On 2013-10-07, at 7:03 AM, Thanh Ha <thanh.ha@xxxxxxxxxxx> wrote:

> 
> I've been meaning to write something up about this but haven't had the time. If you use the commandline there's a handy python script [1] that makes the Gerrit experience a little easier.
> 
> The gist of it is that it's a bunch of shortcuts to working with the Gerrit workflow. For example "git review -d <change#>" will pull down a change and create a local branch for it automatically. No more copy/pasting the long commands that Gerrit provides.
> 
> Maybe something similar can be integrated into Egit?

Yeah, um, there is some tooling for that.
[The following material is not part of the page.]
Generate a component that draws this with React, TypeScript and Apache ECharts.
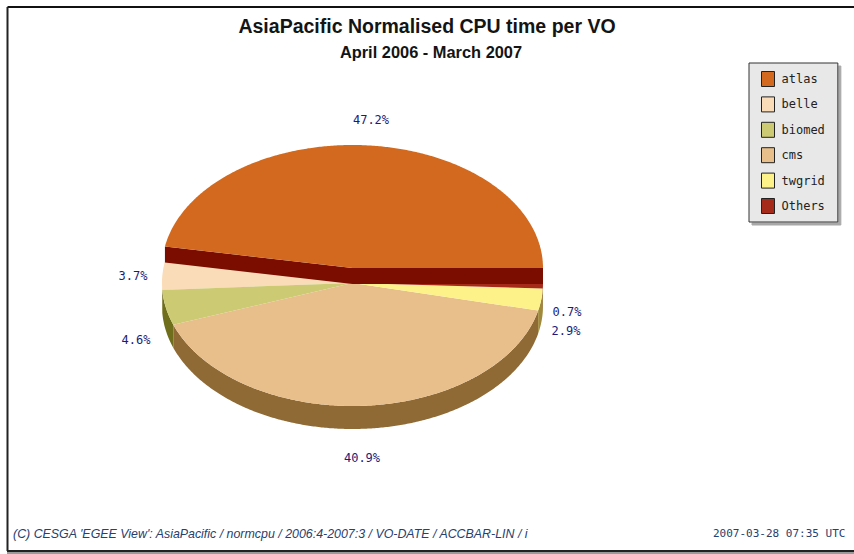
import React, { useEffect, useRef } from "react";
import * as echarts from "echarts";

const categories = ["atlas", "belle", "biomed", "cms", "twgrid", "Others"];
const shares = [47.2, 3.7, 4.6, 40.9, 2.9, 0.7];
const titleText = "AsiaPacific Normalised CPU time per VO";
const subtitleText = "April 2006 - March 2007";
const footerLeft = "(C) CESGA 'EGEE View': AsiaPacific / normcpu / 2006:4-2007:3 / VO-DATE / ACCBAR-LIN / i";
const footerRight = "2007-03-28 07:35 UTC";

const faceColors = ["#d2691e", "#fadcb8", "#cccb73", "#e8be8b", "#fdf28a", "#a52a1a"];
const wallColors = ["#7a0d00", "#a89070", "#6e6e1c", "#8f6a35", "#a08a3a", "#6e1a10"];
const labelSpots: [number, number][] = [
  [371, 120], [133, 276], [136, 340], [362, 458], [566, 331], [567, 312],
];

const CX = 352.5;
const CY = 283;
const RX = 190.5;
const RY = 123;
const LIFT = 15; // the first slice's face sits this far above the others
const WALL = 23;
const total = shares.reduce((a, b) => a + b, 0);

const startAngle = (i: number) =>
  (shares.slice(0, i).reduce((a, b) => a + b, 0) / total) * 360;

const rim = (deg: number, cy: number): [number, number] => {
  const r = (deg * Math.PI) / 180;
  return [CX + RX * Math.cos(r), cy - RY * Math.sin(r)];
};

const arcPoints = (from: number, to: number, cy: number) => {
  const pts: [number, number][] = [];
  const n = Math.max(2, Math.ceil((to - from) / 0.5));
  for (let k = 0; k <= n; k++) pts.push(rim(from + ((to - from) * k) / n, cy));
  return pts;
};

const makeRender = (i: number) => (_params: any, api: any) => {
  const value = api.value(0);
  const from = startAngle(i);
  const to = from + (value / total) * 360;
  const children: any[] = [];
  if (i === 0) {
    const cy = CY - LIFT;
    const a = rim(from, cy);
    const b = rim(to, cy);
    children.push({
      type: "polygon",
      shape: {
        points: [b, [CX, cy], a, [a[0], a[1] + LIFT + 1], [CX, cy + LIFT + 1], [b[0], b[1] + LIFT + 1]],
      },
      style: { fill: wallColors[i] },
    });
    children.push({
      type: "polygon",
      shape: { points: [[CX, cy], ...arcPoints(from, to, cy)] },
      style: { fill: faceColors[i] },
    });
  } else {
    const wf = Math.max(from, 180);
    if (to > wf) {
      const top = arcPoints(wf, to, CY);
      const bottom = arcPoints(wf, to, CY + WALL).reverse();
      children.push({
        type: "polygon",
        shape: { points: [...top, ...bottom] },
        style: { fill: wallColors[i] },
      });
    }
    children.push({
      type: "polygon",
      shape: { points: [[CX, CY], ...arcPoints(from, to, CY)] },
      style: { fill: faceColors[i] },
    });
  }
  children.push({
    type: "text",
    x: labelSpots[i][0],
    y: labelSpots[i][1],
    style: {
      text: value.toFixed(1) + "%",
      fill: "#1c1c78",
      font: '12px "DejaVu Sans Mono"',
      align: "center",
      verticalAlign: "middle",
    },
  });
  return { type: "group", children };
};

export default function App() {
  const ref = useRef<HTMLDivElement>(null);
  useEffect(() => {
    document.body.style.margin = "0";
    const chart = echarts.init(ref.current!, undefined, { renderer: "svg" });
    chart.setOption({
      animation: false,
      backgroundColor: "#ffffff",
      title: [
        {
          text: titleText,
          left: 422,
          top: 11,
          textAlign: "center",
          textStyle: { fontFamily: "Liberation Sans", fontWeight: "bold", fontSize: 19.5, color: "#141414" },
        },
        {
          text: subtitleText,
          left: 426,
          top: 39,
          textAlign: "center",
          textStyle: { fontFamily: "Liberation Sans", fontWeight: "bold", fontSize: 16.4, color: "#141414" },
        },
        {
          text: footerLeft,
          left: 8,
          top: 523,
          textStyle: { fontFamily: "Liberation Sans", fontStyle: "italic", fontWeight: "normal", fontSize: 12.4, color: "#27406e" },
        },
        {
          text: footerRight,
          left: 708,
          top: 523,
          textStyle: { fontFamily: "DejaVu Sans Mono", fontWeight: "normal", fontSize: 11, color: "#27406e" },
        },
      ],
      legend: {
        orient: "vertical",
        left: 749,
        top: 63,
        icon: "rect",
        data: categories,
        selectedMode: false,
        itemWidth: 13,
        itemHeight: 15,
        itemGap: 9.4,
        padding: [8, 13, 8, 12],
        backgroundColor: "#e8e8e8",
        borderColor: "#333333",
        borderWidth: 1,
        borderRadius: 0,
        shadowColor: "#a8a8a8",
        shadowOffsetX: 3,
        shadowOffsetY: 3,
        shadowBlur: 0,
        itemStyle: { borderColor: "#222222", borderWidth: 1 },
        textStyle: { fontFamily: "DejaVu Sans Mono", fontSize: 12, color: "#222222", padding: [0, 0, 0, 2] },
      },
      graphic: [
        { type: "line", shape: { x1: 7.5, y1: 7, x2: 854, y2: 7 }, style: { stroke: "#111111", lineWidth: 2 } },
        { type: "line", shape: { x1: 7.5, y1: 7, x2: 7.5, y2: 551 }, style: { stroke: "#222222", lineWidth: 2 } },
        { type: "line", shape: { x1: 7, y1: 551, x2: 854, y2: 551 }, style: { stroke: "#222222", lineWidth: 2 } },
        { type: "rect", shape: { x: 7, y: 552, width: 847, height: 2 }, style: { fill: "#9a9a9a" } },
      ],
      series: categories.map((name, i) => ({
        type: "custom",
        name,
        coordinateSystem: "none",
        silent: true,
        z: i === 0 ? 3 : 2,
        itemStyle: { color: faceColors[i] },
        data: [[shares[i]]],
        renderItem: makeRender(i),
      })),
    });
    return () => chart.dispose();
  }, []);
  return <div ref={ref} style={{ position: "fixed", left: 0, top: 0, width: 854, height: 554 }} />;
}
It's called Mylyn Reviews. ;D

1. Open the Review editor for that change.
2. Scroll down to the last patch set.
3. Click "Fetch".

Glad to see so much discussion around this!

I think the most important point was made by a couple of people -- it doesn't really hurt to at least enable it.
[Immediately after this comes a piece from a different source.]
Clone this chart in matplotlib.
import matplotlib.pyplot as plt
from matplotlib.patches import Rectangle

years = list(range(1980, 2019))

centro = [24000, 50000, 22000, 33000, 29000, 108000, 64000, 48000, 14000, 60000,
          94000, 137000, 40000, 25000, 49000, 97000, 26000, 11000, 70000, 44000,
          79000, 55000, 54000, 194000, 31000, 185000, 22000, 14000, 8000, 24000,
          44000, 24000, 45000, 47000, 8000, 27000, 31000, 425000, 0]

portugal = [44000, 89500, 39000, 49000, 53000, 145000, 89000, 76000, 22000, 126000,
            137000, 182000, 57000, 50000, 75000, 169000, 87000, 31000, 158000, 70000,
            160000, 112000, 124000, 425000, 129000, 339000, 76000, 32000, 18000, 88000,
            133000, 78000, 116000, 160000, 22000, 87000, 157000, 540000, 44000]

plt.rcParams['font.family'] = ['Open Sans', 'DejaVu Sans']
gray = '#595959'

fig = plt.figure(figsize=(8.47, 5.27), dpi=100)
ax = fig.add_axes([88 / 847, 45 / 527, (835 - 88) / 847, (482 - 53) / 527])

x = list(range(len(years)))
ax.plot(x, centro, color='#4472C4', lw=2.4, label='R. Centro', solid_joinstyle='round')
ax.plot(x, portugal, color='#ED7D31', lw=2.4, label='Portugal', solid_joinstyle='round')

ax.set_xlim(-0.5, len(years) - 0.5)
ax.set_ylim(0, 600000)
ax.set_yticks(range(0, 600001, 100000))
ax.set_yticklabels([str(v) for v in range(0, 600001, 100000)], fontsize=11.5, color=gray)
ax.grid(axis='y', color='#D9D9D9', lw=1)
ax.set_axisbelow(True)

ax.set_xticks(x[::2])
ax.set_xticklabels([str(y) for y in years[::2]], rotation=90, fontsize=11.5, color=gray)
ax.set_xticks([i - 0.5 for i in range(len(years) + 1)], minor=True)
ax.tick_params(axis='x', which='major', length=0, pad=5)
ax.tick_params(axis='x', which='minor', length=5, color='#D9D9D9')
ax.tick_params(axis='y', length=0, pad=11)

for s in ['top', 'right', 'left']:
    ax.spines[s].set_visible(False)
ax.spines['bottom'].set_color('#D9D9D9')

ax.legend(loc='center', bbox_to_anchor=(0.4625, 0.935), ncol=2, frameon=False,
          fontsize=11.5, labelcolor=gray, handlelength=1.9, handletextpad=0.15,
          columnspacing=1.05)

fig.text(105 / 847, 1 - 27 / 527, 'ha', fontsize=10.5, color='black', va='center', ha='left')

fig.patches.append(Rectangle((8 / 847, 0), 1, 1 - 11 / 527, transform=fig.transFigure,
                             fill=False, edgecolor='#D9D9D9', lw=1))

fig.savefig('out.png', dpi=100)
There is a really important network effect here for contributors that I'd like to point out. People talk about there being a lot to learn to get up to speed on Gerrit -- that's true to some extent, but it's a one time cost and the EGit and Reviews tooling helps. The point is that once you know how to make and accept contributions to one project, it's the exact same process for every other project. As more and more projects move to Gerrit, this will become the expected way to contribute. I personally would be *much* more likely to contribute to a project that had Gerrit enabled -- and that was actually the impetus for my post…wanting to contribute something to a project that hadn't yet been enabled. (And no, I won't name names.. ;))
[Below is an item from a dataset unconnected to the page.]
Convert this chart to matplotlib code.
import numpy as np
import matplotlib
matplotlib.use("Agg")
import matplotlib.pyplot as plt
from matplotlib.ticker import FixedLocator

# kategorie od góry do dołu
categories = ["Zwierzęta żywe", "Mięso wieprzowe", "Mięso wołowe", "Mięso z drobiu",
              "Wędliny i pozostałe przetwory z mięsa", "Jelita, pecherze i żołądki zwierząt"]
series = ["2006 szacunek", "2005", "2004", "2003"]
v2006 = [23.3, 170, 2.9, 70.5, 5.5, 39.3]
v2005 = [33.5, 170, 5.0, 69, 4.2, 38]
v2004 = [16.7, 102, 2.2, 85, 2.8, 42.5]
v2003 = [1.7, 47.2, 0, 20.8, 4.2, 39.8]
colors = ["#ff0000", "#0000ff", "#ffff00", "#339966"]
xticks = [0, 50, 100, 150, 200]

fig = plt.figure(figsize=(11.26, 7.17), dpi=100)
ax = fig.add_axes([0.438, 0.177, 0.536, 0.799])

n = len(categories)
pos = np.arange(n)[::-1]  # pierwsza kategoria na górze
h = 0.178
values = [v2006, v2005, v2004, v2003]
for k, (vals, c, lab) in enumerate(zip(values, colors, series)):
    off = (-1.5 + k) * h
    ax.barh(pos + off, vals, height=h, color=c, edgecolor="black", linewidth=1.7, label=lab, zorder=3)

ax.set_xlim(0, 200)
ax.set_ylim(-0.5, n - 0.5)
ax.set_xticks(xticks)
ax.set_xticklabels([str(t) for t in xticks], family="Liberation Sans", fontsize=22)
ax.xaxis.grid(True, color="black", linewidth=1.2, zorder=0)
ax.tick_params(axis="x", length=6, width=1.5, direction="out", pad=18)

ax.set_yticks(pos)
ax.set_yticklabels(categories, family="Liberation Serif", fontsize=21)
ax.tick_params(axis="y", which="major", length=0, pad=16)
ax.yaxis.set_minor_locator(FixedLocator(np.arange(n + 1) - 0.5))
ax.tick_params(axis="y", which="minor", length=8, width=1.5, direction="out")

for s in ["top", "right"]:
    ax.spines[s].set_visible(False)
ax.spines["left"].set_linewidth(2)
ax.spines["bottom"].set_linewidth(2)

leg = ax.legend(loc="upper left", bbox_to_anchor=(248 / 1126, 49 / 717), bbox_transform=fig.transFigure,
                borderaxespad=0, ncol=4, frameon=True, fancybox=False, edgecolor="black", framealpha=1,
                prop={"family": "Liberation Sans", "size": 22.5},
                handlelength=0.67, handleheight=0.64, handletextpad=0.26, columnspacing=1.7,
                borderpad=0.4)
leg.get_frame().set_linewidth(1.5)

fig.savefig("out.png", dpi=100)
> On Fri, Oct 4, 2013 at 12:00 PM, Ian Bull <irbull@xxxxxxxxxxxxxxxxx> wrote:
>> I really like the flow that Gerrit provides. Pushing commits is easier than
>> creating patchs and uploading them. However, I find with Gerrit (or our use
>> of Gerrit) is that the discussion is now spread across multiple mediums.
>> Bugs / feature requests come in on bugzilla where some discussion happens. A
>> change-set then appears are Gerrit where more discussion happens. Further
>> requirements / ideas appear back on the bug and suddenly the change is
>> updated. I find it difficult to follow the discussion. With bugzilla (or our
>> use of it), all discussions (from conception, to requirements, to design, to
>> implementation, to delivery) happen in one continuos thread.
>> 
>> I'm not sure how the more experienced Gerrit users deal with this.
> 
> Gerrit developers try to do most discussion on the change itself, and
> avoid using the mailing list or the bug tracker to discuss something.
> But we have a similar opinion that the fractured discussion is not
> useful.

Right. For me, it's really the worst aspect of Gerrit. I find myself struggling to remember whether a discussion happened on a bug or on a review. It makes it even more interesting, because there isn't a one-to-one mapping between reviews and bugs as many people assume. There may even be cross-cutting concerns, so while there is a primary bug, we really need to be able to support more complex references. In general we need much better traciblity between defects and reviews -- that's something we're really interested in as an active dev topic.


> It might be interesting to think about having some sort of plugin in
> Gerrit that can grab comments from the related bug and include them
> interleaved by timestamp with Gerrit events, so the entire discussion
> is visible in one place on the Gerrit web UI.
> _______________________________________________



Yes, this is something that would be really interesting to take a look at for Mylyn Reviews dashboard UI! (cc'ing Mylyn Reviews list for any follow-up on that, please exclude x-platform from any related follow-up.)